Go through the material and pull out every line with the string "document" in it.
>> BEGIN DATA ROWS
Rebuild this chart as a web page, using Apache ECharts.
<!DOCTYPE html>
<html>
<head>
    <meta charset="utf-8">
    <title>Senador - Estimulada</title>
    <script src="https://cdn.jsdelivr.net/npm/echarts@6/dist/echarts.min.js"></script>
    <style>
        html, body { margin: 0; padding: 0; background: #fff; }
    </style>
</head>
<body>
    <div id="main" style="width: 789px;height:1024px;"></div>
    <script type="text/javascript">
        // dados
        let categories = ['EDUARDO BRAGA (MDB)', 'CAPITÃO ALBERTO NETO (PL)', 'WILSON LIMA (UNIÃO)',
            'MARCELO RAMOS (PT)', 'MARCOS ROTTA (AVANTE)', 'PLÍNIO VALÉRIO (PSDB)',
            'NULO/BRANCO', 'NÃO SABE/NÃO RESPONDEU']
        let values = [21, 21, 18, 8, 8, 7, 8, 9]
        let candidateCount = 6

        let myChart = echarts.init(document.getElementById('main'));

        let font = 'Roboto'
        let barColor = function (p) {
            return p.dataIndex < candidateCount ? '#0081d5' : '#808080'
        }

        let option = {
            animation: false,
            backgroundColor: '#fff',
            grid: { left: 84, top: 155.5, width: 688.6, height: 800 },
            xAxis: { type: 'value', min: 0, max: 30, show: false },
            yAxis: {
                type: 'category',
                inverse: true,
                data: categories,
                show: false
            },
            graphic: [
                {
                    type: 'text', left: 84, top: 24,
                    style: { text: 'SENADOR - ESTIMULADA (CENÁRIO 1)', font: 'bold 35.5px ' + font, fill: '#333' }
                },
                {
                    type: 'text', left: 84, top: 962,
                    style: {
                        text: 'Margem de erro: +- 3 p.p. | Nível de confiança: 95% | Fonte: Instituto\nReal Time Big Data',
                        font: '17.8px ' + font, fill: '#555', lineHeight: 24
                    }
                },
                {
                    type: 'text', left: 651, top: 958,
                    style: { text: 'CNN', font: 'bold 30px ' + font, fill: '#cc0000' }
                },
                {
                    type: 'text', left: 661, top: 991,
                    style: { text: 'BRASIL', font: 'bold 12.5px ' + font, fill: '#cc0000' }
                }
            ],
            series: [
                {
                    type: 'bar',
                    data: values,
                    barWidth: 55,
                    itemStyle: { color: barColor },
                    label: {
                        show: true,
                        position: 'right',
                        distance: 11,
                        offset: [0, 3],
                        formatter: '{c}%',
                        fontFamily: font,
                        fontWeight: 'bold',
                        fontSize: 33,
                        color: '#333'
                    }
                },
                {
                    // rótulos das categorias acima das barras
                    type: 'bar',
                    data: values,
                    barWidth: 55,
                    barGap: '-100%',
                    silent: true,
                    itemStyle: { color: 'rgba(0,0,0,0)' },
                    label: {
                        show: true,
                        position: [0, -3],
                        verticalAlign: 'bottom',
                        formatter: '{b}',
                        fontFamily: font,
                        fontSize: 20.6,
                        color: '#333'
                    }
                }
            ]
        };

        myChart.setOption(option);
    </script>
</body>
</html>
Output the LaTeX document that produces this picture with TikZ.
>> END DATA ROWS
COMPLETE ANSWER:
        let myChart = echarts.init(document.getElementById('main'));
Output the LaTeX document that produces this picture with TikZ.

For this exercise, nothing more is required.